**Exercise brief:** Transcribe the full listing exactly, and drop every picture.

## START

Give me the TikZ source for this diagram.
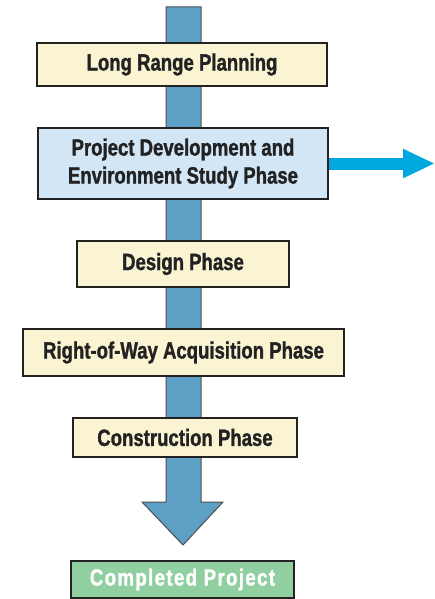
\documentclass[tikz,border=0pt]{standalone}
\usepackage{fontspec}
\setmainfont[FakeStretch=0.79,BoldFeatures={FakeBold=1.3}]{Liberation Sans}
\usetikzlibrary{arrows.meta}
\definecolor{cream}{HTML}{FAF4D2}
\definecolor{paleblue}{HTML}{D3E6F6}
\definecolor{shaft}{HTML}{5E9FC5}
\definecolor{cyanarrow}{HTML}{00A8E0}
\definecolor{done}{HTML}{90D0A0}
\definecolor{edge}{HTML}{222222}
\begin{document}
\begin{tikzpicture}[x=1pt,y=-1pt,
  phase/.style={draw=edge,line width=2pt,fill=cream,inner sep=0pt,
    font=\bfseries\fontsize{23.5}{28}\selectfont,text=edge,align=center},
  phasebox/.style 2 args={phase,minimum width=#1pt,minimum height=#2pt}]
\useasboundingbox (0,0) rectangle (435,599);
% backbone arrow
\draw[draw=edge!80,line width=1pt,fill=shaft,line join=miter]
  (166,7) -- (201,7) -- (201,502) -- (223,502) -- (183,545) -- (142,502) -- (166,502) -- cycle;
% phases
\node[phasebox={290}{43}] (lrp) at (182,64.5) {Long Range Planning};
\node[phasebox={290}{71},fill=paleblue] (pd) at (183,163.5) {Project Development and\\Environment Study Phase};
\node[phasebox={212}{46}] (des) at (183,264) {Design Phase};
\node[phasebox={321}{47}] (row) at (183.5,352.5) {Right-of-Way Acquisition Phase};
\node[phasebox={224}{39}] (con) at (185,437.5) {Construction Phase};
\node[phasebox={223}{37},fill=done,text=white] (cp) at (182.5,579.5) {\addfontfeature{LetterSpace=6}Completed Project};
% side arrow
\coordinate (out) at (435,163.5);
\draw[cyanarrow,line width=12pt,-{Triangle[width=27pt,length=32pt]}] (pd.east) -- (out);
\end{tikzpicture}
\end{document}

## END

**Written solution:**
Give me the TikZ source for this diagram.
\documentclass[tikz,border=0pt]{standalone}
\usepackage{fontspec}
\setmainfont[FakeStretch=0.79,BoldFeatures={FakeBold=1.3}]{Liberation Sans}
\usetikzlibrary{arrows.meta}
\definecolor{cream}{HTML}{FAF4D2}
\definecolor{paleblue}{HTML}{D3E6F6}
\definecolor{shaft}{HTML}{5E9FC5}
\definecolor{cyanarrow}{HTML}{00A8E0}
\definecolor{done}{HTML}{90D0A0}
\definecolor{edge}{HTML}{222222}
\begin{document}
\begin{tikzpicture}[x=1pt,y=-1pt,
  phase/.style={draw=edge,line width=2pt,fill=cream,inner sep=0pt,
    font=\bfseries\fontsize{23.5}{28}\selectfont,text=edge,align=center},
  phasebox/.style 2 args={phase,minimum width=#1pt,minimum height=#2pt}]
\useasboundingbox (0,0) rectangle (435,599);
% backbone arrow
\draw[draw=edge!80,line width=1pt,fill=shaft,line join=miter]
  (166,7) -- (201,7) -- (201,502) -- (223,502) -- (183,545) -- (142,502) -- (166,502) -- cycle;
% phases
\node[phasebox={290}{43}] (lrp) at (182,64.5) {Long Range Planning};
\node[phasebox={290}{71},fill=paleblue] (pd) at (183,163.5) {Project Development and\\Environment Study Phase};
\node[phasebox={212}{46}] (des) at (183,264) {Design Phase};
\node[phasebox={321}{47}] (row) at (183.5,352.5) {Right-of-Way Acquisition Phase};
\node[phasebox={224}{39}] (con) at (185,437.5) {Construction Phase};
\node[phasebox={223}{37},fill=done,text=white] (cp) at (182.5,579.5) {\addfontfeature{LetterSpace=6}Completed Project};
% side arrow
\coordinate (out) at (435,163.5);
\draw[cyanarrow,line width=12pt,-{Triangle[width=27pt,length=32pt]}] (pd.east) -- (out);
\end{tikzpicture}
\end{document}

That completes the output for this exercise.